I like some things about the idea. I like that the supply side (in theory) gets better incentives without triggering a counter-productive consumer backlash. In addition, I like that the proposal shifts some of the economic burden of emergency response away from retailers who happen to have useful goods (and are, after all, providing a benefit to the community by maintaining a supply of useful goods), and pushing some of that obligation onto the community as a whole. If public policy wants to promote emergency preparedness, it is better not to adopt policies that shift costs on to retailers who boost emergency preparedness. I also like the attempt at a new approach for a policy area when policy is under-examined by proponents.

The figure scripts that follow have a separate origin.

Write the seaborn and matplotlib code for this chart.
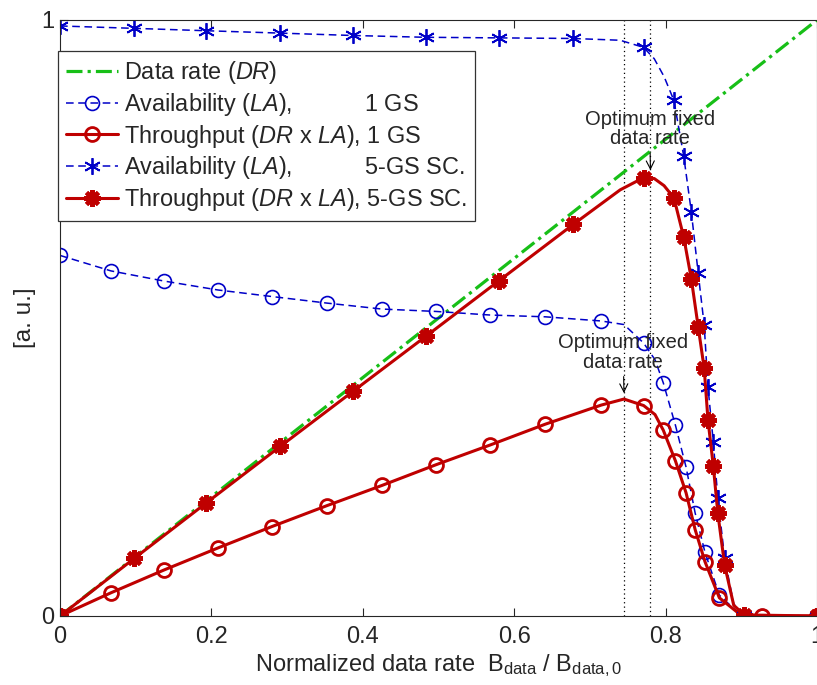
import numpy as np
import pandas as pd
import matplotlib
matplotlib.use("Agg")
import matplotlib.pyplot as plt
import seaborn as sns

# ---- data -------------------------------------------------------------
# data rate (DR) is the diagonal
dr_x = [0.0, 1.0]
dr_y = [0.0, 1.0]

# single ground station: sampled points (drawn with markers)
x_1gs = [0.0, 0.0674, 0.1374, 0.2087, 0.2800, 0.3527, 0.4254, 0.4967, 0.568,
         0.641, 0.715, 0.771, 0.797, 0.813, 0.827, 0.839, 0.852, 0.871, 0.927, 1.0]
la_1gs = [0.605, 0.579, 0.562, 0.547, 0.536, 0.525, 0.515, 0.511, 0.505,
          0.502, 0.495, 0.458, 0.391, 0.320, 0.250, 0.173, 0.107, 0.035, 0.0, 0.0]
thr_1gs = [0.0, 0.039, 0.0772, 0.1142, 0.1501, 0.1852, 0.2191, 0.2538, 0.2868,
           0.3218, 0.3539, 0.3531, 0.3116, 0.2602, 0.2068, 0.1451, 0.0912, 0.0305, 0.0, 0.0]
# intermediate points of the same curves (line only)
x_1gs_fine = [0.745, 0.786, 0.898]
la_1gs_fine = [0.489, 0.430, 0.003]
thr_1gs_fine = [0.364, 0.338, 0.003]

# five ground stations, site combining
x_5gs = [0.0, 0.098, 0.193, 0.291, 0.387, 0.483, 0.580, 0.678, 0.771, 0.811,
         0.824, 0.834, 0.843, 0.851, 0.856, 0.863, 0.869, 0.878, 0.904, 1.0]
la_5gs = [0.990, 0.986, 0.982, 0.978, 0.974, 0.971, 0.970, 0.969, 0.954, 0.865,
          0.771, 0.678, 0.576, 0.488, 0.384, 0.292, 0.198, 0.097, 0.002, 0.0]
thr_5gs = [0.0, 0.0966, 0.1895, 0.2846, 0.3769, 0.4690, 0.5626, 0.6570, 0.7355, 0.7015,
           0.6353, 0.5655, 0.4856, 0.4153, 0.3287, 0.2520, 0.1721, 0.0852, 0.0018, 0.0]
x_5gs_fine = [0.740, 0.785, 0.798, 0.890]
la_5gs_fine = [0.966, 0.935, 0.905, 0.020]
thr_5gs_fine = [0.715, 0.734, 0.722, 0.018]

optimum_1gs = 0.745
optimum_5gs = 0.780
x_ticks = [0, 0.2, 0.4, 0.6, 0.8, 1]
x_tick_labels = ["0", "0.2", "0.4", "0.6", "0.8", "1"]
y_ticks = [0, 1]
y_tick_labels = ["0", "1"]

# ---- style ------------------------------------------------------------
sns.set_theme(style="white")
plt.rcParams.update({
    "font.family": ["Liberation Sans", "DejaVu Sans"],
    "mathtext.fontset": "custom",
    "mathtext.rm": "Liberation Sans",
    "mathtext.it": "Liberation Sans:italic",
    "mathtext.bf": "Liberation Sans:bold",
    "axes.edgecolor": "#262626",
    "axes.linewidth": 0.8,
})

GREEN = "#17bf17"
BLUE = "#0000c8"
RED = "#bf0000"


def merged(xs, ys, xf, yf):
    """Combine sampled points with intermediate points; return frame and marker indices."""
    df = pd.DataFrame({"x": list(xs) + list(xf), "y": list(ys) + list(yf),
                       "m": [True] * len(xs) + [False] * len(xf)})
    df = df.sort_values("x").reset_index(drop=True)
    return df, list(np.flatnonzero(df["m"].to_numpy()))


fig = plt.figure(figsize=(8.17, 6.85), dpi=100)
ax = fig.add_axes([60 / 817, 1 - 616 / 685, 757 / 817, 596 / 685])

for xv in (optimum_1gs, optimum_5gs):
    ax.axvline(xv, color="black", linestyle=(0, (1, 2.5)), linewidth=0.9, zorder=1)

sns.lineplot(x=dr_x, y=dr_y, ax=ax, color=GREEN, linewidth=2.3,
             linestyle=(0, (5, 1.6, 1, 1.6)), estimator=None, sort=False,
             label=r"Data rate ($\mathit{DR}$)")

d, mk = merged(x_1gs, la_1gs, x_1gs_fine, la_1gs_fine)
sns.lineplot(data=d, x="x", y="y", ax=ax, color=BLUE, linewidth=1.1,
             linestyle=(0, (5, 3)), marker="o", markevery=mk, markersize=10,
             markerfacecolor="none", markeredgecolor=BLUE, markeredgewidth=1.2,
             estimator=None, sort=False,
             label=r"Availability ($\mathit{LA}$),           1 GS")

d, mk = merged(x_1gs, thr_1gs, x_1gs_fine, thr_1gs_fine)
sns.lineplot(data=d, x="x", y="y", ax=ax, color=RED, linewidth=2.2,
             marker="o", markevery=mk, markersize=10,
             markerfacecolor="none", markeredgecolor=RED, markeredgewidth=2.0,
             estimator=None, sort=False,
             label=r"Throughput ($\mathit{DR}$ x $\mathit{LA}$), 1 GS")

d, mk = merged(x_5gs, la_5gs, x_5gs_fine, la_5gs_fine)
sns.lineplot(data=d, x="x", y="y", ax=ax, color=BLUE, linewidth=1.1,
             linestyle=(0, (5, 3)), marker=(6, 2, 0), markevery=mk, markersize=12,
             markeredgecolor=BLUE, markeredgewidth=1.3,
             estimator=None, sort=False,
             label=r"Availability ($\mathit{LA}$),           5-GS SC.")

d, mk = merged(x_5gs, thr_5gs, x_5gs_fine, thr_5gs_fine)
sns.lineplot(data=d, x="x", y="y", ax=ax, color=RED, linewidth=2.2,
             marker=(8, 2, 0), markevery=mk, markersize=12,
             markeredgecolor=RED, markeredgewidth=3.0,
             estimator=None, sort=False,
             label=r"Throughput ($\mathit{DR}$ x $\mathit{LA}$), 5-GS SC.")

# optimum annotations
arrow = dict(arrowstyle="->", color="black", lw=0.8, shrinkA=1, shrinkB=0)
ax.annotate("Optimum fixed\ndata rate", xy=(optimum_5gs, 0.748), xytext=(0.779, 0.817),
            ha="center", va="center", fontsize=14.5, linespacing=1.05,
            arrowprops=arrow, zorder=6)
ax.annotate("Optimum fixed\ndata rate", xy=(optimum_1gs, 0.374), xytext=(0.744, 0.442),
            ha="center", va="center", fontsize=14.5, linespacing=1.05,
            arrowprops=arrow, zorder=6)

ax.set_xlim(0, 1)
ax.set_ylim(0, 1)
ax.set_xticks(x_ticks)
ax.set_xticklabels(x_tick_labels)
ax.set_yticks(y_ticks)
ax.set_yticklabels(y_tick_labels)
ax.tick_params(axis="both", direction="in", length=6, width=0.8, labelsize=17,
               top=True, right=False, bottom=True, left=True)
ax.tick_params(axis="x", pad=7)
ax.tick_params(axis="y", pad=4)
for s in ax.spines.values():
    s.set_visible(True)

ax.set_xlabel(r"Normalized data rate  B$_\mathregular{data}$ / B$_\mathregular{data,0}$",
              fontsize=17, labelpad=3)
ax.set_ylabel("[a. u.]", fontsize=17.5, labelpad=4)

leg = ax.legend(loc="upper left", bbox_to_anchor=(58 / 817, 1 - 51 / 685),
                bbox_transform=fig.transFigure, borderaxespad=0, fontsize=16.9,
                frameon=True, fancybox=False, framealpha=1, edgecolor="#333333",
                handlelength=2.2, handletextpad=0.25, borderpad=0.35,
                labelspacing=0.2)
leg.get_frame().set_linewidth(0.9)

fig.savefig("out.png", dpi=100)
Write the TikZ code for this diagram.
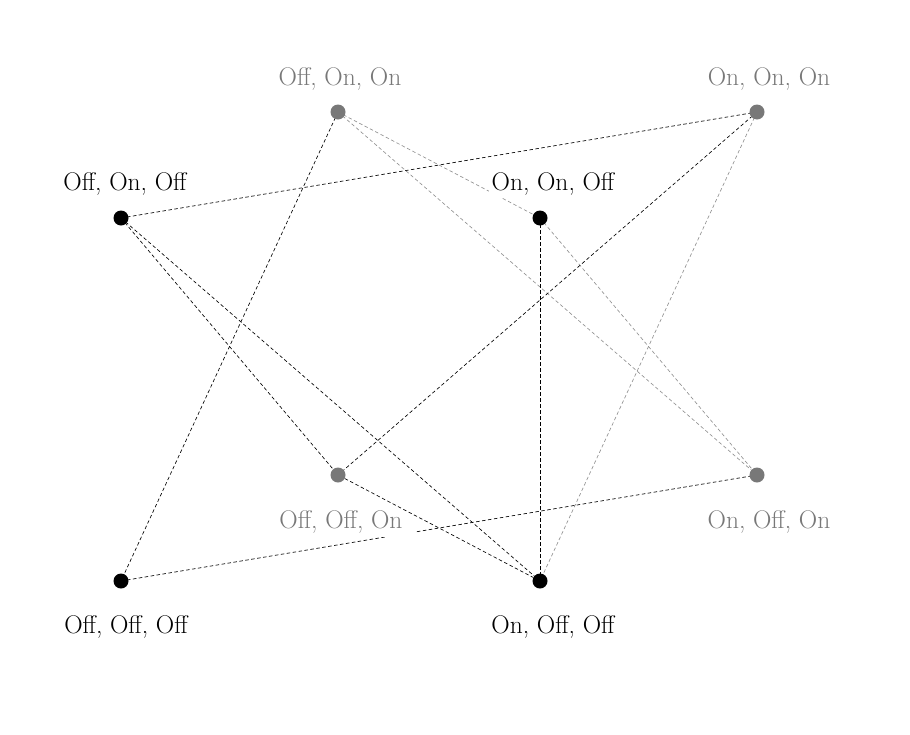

Still, the program won’t work. Identifying the goods covered and the degree of subsidy needed simply cannot by done with sufficient nimbleness and accuracy by a state Division of Consumer Affairs to replicate the efficiency of decentralized, market-based price adjustments. In some parts of town a storm may have taken out windows, but elsewhere flooding may have driven some folks out of their home. Some folks lose power, so want ice and batteries (or, if rich enough or need power enough, want an generator and some diesel fuel), and other folks are placed under a “boil water” restriction because of water supply problem. Somehow, in advance of the emergency, the state has to devise a useful set of subsidies to fit the consequences of somewhat unpredictable storms. Not going to happen. (This is, of course, the Hayekian “knowledge problem” that we at the Knowledge Problem blog find so critical.)
In addition, a subsidy system seems readily gamed. Offering a 50 cent per bottle subsidy on bottled water? A convenience store owner may just buy a few cases for himself, then put them back on the shelf and sell them again (and again, and again). Sure, maybe the state could audit and/or police subsidized sales, but the costs of enforcement becomes an issue. So the program can’t get the incentives right, but may incentivize abuse anyway.
On the demand side consumers simply don’t get the signal to conserve. When gasoline supplies are tight, people often respond by topping off their tank much more frequently, in effect hoarding a bit of gasoline in case supplies become completely interrupted. Higher prices encourage people to take only the amount they must have during the supply problems.
Overall, the proposal offers something new to think about, but it doesn’t seem workable. My own solution (improve economic understanding in the general public so we better tolerate efficient price changes) is also somewhat utopian, but so far I still think it is the best long-run approach.